▶ **WHAT TO PRODUCE**
In the records that follow, the lines from the one containing "Emit a web page" to the one containing "const leftUpper = [4.09, 4.02, 3.77];", inclusive, are to be given again exactly.

▶ **RECORD LIST**
○ ○ ○ ○ ○

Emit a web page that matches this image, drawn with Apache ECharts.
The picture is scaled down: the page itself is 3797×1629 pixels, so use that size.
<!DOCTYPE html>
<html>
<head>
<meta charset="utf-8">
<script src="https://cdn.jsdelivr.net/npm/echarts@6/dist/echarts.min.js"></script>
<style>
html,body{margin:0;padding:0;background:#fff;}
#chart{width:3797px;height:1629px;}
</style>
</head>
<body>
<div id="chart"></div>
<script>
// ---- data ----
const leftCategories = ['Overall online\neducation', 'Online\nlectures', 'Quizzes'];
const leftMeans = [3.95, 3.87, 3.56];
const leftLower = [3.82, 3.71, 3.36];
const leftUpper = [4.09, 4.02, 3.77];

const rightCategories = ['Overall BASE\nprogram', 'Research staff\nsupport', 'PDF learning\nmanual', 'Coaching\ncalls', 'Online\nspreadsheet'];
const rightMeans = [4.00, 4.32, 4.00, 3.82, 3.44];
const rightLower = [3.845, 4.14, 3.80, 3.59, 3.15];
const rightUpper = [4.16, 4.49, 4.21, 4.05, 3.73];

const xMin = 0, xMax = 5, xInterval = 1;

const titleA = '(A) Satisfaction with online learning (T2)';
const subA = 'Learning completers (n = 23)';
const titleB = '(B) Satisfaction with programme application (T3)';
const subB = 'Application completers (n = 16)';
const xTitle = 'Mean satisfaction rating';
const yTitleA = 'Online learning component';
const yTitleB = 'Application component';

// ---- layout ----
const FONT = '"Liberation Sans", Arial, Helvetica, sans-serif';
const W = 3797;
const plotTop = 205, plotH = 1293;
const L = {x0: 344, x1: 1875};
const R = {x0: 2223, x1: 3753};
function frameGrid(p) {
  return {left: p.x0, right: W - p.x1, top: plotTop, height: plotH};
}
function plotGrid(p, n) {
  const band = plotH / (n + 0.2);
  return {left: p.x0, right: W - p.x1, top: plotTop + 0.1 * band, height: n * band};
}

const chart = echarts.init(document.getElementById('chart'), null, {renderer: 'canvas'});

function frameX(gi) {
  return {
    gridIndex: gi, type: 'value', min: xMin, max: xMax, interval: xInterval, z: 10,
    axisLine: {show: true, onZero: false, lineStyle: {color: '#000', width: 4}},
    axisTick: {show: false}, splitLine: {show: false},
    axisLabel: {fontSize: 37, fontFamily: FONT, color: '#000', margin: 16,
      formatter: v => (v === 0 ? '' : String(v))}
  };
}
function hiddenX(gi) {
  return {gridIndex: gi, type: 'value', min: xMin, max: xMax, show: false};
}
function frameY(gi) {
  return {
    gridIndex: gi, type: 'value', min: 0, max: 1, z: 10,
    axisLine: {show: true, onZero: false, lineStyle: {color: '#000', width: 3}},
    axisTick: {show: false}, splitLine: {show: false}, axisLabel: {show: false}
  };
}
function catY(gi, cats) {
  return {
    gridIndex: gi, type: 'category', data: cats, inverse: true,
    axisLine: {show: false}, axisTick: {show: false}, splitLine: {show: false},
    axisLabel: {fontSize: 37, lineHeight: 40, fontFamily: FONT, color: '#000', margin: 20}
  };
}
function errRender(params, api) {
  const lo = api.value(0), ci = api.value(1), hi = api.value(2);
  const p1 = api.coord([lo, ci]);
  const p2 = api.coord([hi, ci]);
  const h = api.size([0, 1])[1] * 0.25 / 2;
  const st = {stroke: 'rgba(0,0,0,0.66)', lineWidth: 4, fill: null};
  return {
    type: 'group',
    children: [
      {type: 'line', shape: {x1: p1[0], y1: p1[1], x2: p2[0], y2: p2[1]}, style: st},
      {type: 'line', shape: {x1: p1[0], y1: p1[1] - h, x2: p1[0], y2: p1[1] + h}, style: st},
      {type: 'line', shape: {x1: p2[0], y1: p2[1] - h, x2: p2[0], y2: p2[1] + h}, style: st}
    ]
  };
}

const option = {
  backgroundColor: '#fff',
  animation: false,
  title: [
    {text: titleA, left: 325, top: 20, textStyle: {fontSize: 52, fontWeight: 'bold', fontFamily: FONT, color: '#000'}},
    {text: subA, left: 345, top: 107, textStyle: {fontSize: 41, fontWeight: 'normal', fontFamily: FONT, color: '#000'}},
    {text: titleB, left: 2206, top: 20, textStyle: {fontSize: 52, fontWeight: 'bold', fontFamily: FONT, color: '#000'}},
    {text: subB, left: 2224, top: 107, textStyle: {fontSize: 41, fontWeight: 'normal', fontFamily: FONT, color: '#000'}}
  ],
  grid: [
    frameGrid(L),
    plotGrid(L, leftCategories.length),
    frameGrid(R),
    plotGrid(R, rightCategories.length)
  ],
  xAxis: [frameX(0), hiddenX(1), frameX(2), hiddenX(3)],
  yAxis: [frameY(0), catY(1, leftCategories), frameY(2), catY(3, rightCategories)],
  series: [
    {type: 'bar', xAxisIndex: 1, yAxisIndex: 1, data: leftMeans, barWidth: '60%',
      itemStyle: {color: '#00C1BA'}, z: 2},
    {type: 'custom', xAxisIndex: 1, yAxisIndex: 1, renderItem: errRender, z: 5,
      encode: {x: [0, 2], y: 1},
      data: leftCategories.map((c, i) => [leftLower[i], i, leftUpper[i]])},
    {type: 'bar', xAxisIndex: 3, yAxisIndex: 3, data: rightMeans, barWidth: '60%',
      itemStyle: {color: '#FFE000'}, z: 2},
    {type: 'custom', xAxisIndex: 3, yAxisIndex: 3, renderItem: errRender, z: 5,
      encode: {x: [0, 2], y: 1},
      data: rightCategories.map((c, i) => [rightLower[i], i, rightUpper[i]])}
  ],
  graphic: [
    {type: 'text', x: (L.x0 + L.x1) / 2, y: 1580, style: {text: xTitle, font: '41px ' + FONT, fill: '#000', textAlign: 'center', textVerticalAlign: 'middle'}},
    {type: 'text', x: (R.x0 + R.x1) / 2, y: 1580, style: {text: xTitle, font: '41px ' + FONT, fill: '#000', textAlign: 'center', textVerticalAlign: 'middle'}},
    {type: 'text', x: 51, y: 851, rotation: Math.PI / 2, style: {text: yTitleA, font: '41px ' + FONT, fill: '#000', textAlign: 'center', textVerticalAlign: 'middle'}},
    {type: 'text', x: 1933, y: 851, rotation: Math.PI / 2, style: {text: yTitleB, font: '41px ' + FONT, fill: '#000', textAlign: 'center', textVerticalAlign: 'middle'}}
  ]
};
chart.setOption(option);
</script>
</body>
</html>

○ ○ ○ ○ ○

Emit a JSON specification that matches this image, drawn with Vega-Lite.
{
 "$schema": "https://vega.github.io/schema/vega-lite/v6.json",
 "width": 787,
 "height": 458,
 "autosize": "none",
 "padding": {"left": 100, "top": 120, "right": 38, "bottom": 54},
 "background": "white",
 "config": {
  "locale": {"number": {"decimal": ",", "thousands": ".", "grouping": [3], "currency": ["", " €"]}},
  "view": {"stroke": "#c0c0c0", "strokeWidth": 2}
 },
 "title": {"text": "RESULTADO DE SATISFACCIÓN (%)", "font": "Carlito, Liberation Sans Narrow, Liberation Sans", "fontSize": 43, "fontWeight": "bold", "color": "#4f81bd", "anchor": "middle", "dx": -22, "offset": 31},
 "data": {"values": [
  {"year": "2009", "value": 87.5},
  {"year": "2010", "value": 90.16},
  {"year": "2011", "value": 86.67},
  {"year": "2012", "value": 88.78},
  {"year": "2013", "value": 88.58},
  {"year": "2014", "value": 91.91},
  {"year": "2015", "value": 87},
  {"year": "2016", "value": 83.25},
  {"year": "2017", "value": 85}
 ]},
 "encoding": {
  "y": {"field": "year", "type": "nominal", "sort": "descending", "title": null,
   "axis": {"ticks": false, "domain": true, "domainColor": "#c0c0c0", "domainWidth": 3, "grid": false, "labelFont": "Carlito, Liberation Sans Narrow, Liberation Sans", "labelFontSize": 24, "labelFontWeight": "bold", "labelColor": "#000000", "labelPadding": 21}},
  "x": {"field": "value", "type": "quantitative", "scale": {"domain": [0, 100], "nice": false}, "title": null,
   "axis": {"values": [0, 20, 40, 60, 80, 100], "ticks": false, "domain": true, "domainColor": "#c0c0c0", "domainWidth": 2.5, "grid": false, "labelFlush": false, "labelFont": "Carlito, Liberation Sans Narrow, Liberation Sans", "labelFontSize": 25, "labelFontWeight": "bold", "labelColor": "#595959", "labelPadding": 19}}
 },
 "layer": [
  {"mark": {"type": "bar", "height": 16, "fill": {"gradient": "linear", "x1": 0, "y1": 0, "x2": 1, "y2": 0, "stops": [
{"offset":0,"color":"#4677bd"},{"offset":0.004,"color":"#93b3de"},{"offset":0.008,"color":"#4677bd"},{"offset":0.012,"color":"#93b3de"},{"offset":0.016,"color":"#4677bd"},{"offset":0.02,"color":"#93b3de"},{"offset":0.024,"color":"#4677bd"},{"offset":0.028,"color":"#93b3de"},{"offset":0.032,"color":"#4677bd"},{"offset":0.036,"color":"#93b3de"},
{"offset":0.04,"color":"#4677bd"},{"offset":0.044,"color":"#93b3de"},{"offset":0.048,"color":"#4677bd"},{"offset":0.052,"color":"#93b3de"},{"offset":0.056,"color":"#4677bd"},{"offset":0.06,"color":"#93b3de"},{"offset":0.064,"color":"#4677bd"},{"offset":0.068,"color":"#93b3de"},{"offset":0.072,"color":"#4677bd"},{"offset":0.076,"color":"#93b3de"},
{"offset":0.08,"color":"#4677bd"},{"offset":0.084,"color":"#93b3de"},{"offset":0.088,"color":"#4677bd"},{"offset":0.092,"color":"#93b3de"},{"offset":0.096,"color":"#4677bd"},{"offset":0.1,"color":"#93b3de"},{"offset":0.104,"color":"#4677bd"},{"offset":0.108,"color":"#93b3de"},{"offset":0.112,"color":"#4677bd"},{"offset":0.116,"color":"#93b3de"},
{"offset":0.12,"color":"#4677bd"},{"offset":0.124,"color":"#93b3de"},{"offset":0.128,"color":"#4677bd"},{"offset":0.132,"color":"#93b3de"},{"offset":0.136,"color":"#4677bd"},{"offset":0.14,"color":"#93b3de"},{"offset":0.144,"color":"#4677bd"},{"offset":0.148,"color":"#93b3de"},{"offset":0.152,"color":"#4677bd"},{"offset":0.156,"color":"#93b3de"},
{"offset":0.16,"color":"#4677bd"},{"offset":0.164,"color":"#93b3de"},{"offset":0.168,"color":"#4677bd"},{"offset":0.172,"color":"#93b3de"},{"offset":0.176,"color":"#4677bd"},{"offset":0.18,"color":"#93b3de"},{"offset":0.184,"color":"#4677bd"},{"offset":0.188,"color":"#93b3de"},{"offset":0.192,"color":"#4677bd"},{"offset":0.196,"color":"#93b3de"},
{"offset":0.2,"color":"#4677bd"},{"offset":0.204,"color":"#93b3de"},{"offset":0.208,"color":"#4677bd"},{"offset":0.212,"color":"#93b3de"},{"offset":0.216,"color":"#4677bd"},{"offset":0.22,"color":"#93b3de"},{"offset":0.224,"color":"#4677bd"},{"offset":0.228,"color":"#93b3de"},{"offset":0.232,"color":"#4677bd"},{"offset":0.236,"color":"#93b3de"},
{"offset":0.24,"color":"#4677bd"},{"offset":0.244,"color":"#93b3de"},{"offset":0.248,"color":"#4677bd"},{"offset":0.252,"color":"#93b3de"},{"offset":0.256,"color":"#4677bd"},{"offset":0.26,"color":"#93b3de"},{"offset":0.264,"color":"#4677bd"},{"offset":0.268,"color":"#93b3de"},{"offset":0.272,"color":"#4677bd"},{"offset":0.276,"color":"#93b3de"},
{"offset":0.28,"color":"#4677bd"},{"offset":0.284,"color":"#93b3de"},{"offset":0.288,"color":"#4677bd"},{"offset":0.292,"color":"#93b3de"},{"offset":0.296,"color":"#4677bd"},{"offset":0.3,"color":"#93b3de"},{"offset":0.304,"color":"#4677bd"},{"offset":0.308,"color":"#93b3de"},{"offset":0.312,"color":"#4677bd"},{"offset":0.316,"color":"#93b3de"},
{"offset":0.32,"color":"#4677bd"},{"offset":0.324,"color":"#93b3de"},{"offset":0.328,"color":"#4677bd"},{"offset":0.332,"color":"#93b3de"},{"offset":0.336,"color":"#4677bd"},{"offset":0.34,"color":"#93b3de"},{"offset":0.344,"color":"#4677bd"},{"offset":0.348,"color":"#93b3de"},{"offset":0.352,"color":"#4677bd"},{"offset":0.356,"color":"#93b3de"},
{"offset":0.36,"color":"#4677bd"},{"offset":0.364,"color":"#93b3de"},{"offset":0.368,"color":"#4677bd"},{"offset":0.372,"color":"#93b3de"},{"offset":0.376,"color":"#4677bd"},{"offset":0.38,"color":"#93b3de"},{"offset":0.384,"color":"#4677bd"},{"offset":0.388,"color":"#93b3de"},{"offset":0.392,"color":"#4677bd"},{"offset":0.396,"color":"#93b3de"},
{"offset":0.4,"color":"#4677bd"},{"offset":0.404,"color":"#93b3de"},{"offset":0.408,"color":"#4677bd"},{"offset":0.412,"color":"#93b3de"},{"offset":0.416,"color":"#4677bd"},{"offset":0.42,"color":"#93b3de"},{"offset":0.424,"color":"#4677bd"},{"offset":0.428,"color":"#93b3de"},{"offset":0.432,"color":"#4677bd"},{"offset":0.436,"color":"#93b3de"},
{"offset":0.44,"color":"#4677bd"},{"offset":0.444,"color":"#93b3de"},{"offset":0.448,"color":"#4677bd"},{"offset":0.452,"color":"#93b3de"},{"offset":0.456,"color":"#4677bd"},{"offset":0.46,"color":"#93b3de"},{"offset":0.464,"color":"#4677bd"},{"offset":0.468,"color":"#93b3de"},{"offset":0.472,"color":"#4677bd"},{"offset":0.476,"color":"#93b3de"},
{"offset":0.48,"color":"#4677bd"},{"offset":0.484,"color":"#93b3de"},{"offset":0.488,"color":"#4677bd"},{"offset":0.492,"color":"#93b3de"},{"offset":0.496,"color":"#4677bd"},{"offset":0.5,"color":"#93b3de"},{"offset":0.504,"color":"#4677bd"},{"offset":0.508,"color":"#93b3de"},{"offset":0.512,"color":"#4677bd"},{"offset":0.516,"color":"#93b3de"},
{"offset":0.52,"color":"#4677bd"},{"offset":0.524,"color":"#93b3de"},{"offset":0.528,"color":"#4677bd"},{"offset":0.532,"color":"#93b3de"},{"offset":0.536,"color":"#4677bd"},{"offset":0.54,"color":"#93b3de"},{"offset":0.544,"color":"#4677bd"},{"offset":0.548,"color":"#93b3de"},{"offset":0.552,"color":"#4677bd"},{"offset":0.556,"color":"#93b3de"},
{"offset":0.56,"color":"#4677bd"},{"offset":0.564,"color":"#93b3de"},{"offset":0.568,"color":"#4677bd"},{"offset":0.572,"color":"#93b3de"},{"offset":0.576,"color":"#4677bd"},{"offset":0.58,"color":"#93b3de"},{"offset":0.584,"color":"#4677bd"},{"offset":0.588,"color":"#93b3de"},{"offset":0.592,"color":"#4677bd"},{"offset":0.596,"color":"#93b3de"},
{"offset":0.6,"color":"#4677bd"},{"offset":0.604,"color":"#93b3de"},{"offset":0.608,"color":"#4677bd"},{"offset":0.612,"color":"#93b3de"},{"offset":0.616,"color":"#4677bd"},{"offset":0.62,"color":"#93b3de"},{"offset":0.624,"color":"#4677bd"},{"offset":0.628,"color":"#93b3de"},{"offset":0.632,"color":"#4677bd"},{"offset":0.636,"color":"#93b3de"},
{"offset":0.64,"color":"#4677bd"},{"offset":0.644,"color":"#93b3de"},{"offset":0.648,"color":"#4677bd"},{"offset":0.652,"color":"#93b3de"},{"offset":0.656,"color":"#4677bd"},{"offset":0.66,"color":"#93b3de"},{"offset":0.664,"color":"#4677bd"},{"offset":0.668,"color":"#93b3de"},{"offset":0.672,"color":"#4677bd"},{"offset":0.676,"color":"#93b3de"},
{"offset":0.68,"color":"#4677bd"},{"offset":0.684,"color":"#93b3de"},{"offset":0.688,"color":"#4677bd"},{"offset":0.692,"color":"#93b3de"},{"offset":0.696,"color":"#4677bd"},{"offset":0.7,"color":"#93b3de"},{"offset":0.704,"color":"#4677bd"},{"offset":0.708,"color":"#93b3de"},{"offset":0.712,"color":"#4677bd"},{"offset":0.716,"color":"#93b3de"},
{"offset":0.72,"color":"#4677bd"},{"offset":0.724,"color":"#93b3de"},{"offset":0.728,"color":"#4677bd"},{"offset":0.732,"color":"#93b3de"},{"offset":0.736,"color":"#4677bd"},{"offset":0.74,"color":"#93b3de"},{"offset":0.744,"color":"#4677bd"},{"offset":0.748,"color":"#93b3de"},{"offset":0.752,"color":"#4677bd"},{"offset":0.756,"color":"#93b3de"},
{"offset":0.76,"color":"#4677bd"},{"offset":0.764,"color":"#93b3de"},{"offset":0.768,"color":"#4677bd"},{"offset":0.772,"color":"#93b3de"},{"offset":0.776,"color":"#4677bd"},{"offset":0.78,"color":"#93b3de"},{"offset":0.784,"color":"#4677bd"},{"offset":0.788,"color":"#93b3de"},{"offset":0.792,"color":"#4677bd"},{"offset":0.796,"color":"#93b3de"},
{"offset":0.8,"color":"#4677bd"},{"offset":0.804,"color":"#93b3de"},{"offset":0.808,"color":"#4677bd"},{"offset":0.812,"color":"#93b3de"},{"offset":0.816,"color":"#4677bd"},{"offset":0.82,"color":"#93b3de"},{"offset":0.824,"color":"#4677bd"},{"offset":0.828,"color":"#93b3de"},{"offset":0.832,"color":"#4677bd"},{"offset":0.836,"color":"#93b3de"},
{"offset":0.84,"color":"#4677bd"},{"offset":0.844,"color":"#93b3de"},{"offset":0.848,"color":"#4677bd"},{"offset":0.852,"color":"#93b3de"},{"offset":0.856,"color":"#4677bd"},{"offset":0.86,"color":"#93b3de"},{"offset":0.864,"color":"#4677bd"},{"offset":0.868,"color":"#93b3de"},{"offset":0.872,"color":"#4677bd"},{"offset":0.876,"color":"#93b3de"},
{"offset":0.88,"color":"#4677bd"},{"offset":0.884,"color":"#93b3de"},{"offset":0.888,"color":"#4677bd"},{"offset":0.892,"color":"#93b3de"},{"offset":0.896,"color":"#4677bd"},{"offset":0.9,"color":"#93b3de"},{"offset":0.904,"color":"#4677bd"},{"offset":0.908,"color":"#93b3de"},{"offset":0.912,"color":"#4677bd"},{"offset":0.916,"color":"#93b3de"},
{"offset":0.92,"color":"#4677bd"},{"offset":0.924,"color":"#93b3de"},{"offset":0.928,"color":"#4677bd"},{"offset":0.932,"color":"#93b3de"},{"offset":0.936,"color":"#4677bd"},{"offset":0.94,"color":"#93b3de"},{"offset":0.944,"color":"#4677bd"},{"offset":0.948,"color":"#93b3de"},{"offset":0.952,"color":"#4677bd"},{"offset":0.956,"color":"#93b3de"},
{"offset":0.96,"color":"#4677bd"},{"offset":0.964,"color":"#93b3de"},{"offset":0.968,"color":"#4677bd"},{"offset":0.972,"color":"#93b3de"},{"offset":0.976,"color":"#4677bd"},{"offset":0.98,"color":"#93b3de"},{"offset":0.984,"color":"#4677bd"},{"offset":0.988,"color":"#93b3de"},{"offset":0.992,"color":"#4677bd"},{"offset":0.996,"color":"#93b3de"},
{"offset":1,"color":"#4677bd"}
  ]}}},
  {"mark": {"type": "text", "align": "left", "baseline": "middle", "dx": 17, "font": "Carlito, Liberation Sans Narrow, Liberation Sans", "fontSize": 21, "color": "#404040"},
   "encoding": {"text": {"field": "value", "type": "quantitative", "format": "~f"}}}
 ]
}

○ ○ ○ ○ ○

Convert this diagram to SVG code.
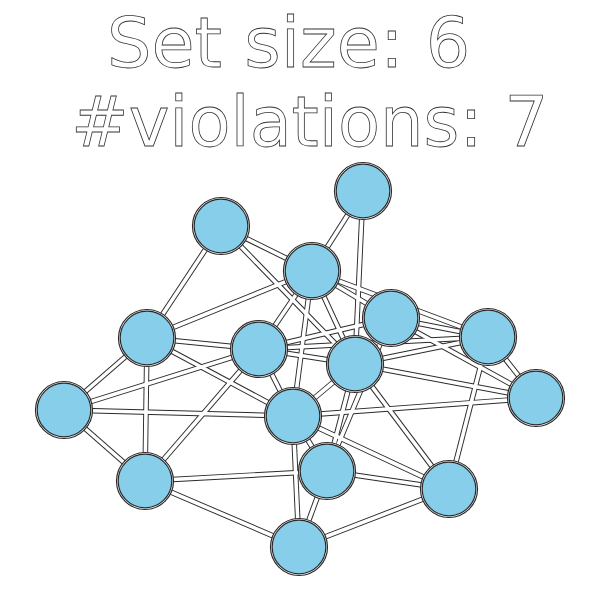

○ ○ ○ ○ ○

▶ **RESPONSE TO THIS TASK**
Emit a web page that matches this image, drawn with Apache ECharts.
The picture is scaled down: the page itself is 3797×1629 pixels, so use that size.
<!DOCTYPE html>
<html>
<head>
<meta charset="utf-8">
<script src="https://cdn.jsdelivr.net/npm/echarts@6/dist/echarts.min.js"></script>
<style>
html,body{margin:0;padding:0;background:#fff;}
#chart{width:3797px;height:1629px;}
</style>
</head>
<body>
<div id="chart"></div>
<script>
// ---- data ----
const leftCategories = ['Overall online\neducation', 'Online\nlectures', 'Quizzes'];
const leftMeans = [3.95, 3.87, 3.56];
const leftLower = [3.82, 3.71, 3.36];
const leftUpper = [4.09, 4.02, 3.77];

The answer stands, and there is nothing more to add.